Tropical moist forest is being lost through indiscriminate logging practices and is being converted into farmland. This conversion is often not sustainable due to the nature of the underlying soils and the rapid nutrient recycling that occurs in the tropical moist forest. Nutrients are lost once the vegetation is removed. Traditional systems of using unpromising forest soils are breaking down as people are compressed into smaller areas and are denied access to land. Forest fallows are declining and people are forced to grow cash crops that are destructive to the soil.
Dispossesed people moving into the forests are not shifting cultivators but rather "shifted cultivators" that have experience and traditions of different methods that are not adapted to the forest and are destructive. Government supported transmigration programmes to settle forest areas exacerbate the problem while avoiding the issue of land redistribution in more favourable areas.
Tropical moist forest is not a very satisfactory term but it has a widespread acceptance. The term includes the closed high forests lying in the tropical belt. Closed refers to the fact that the canopy covers at least 20 percent of the land surface. Tropical moist forest includes both wet forest formations, monsoon forests, mountain rain and cloud forests and mangroves. Nearly all these forests consist of broadleaved species with coniferous species accounting for less than 3 percent.

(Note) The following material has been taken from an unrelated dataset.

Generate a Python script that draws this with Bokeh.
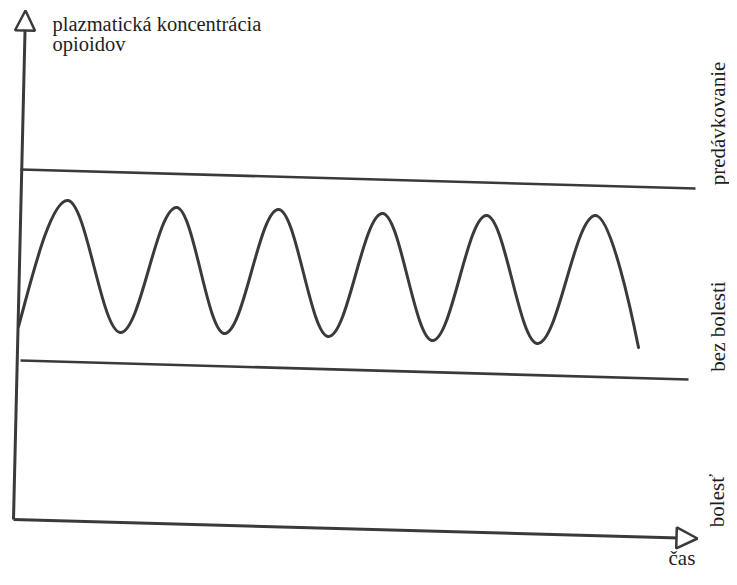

2. The tropical moist forest consists of many different types of ecosystem and the lamentable fact is that little or nothing is known about how to renew or replace most of them. The reason less is known about many tropical forests than about the surface of the moon is that so few resources have so far been devoted to learning about them and finding out how to manage them.
3. Many scientists claim that tropical moist forest is not a renewable resource.
4. The greatest impediment to efforts to save the tropical forest is an unwillingness on the part of governments, both inside and outside the tropics, to recognize the socio-economic and political factors which are bringing about tropical forest destruction. The pity of it is that this unwillingness is shared by so many conservationists who are vigorously campaigning to save the forests.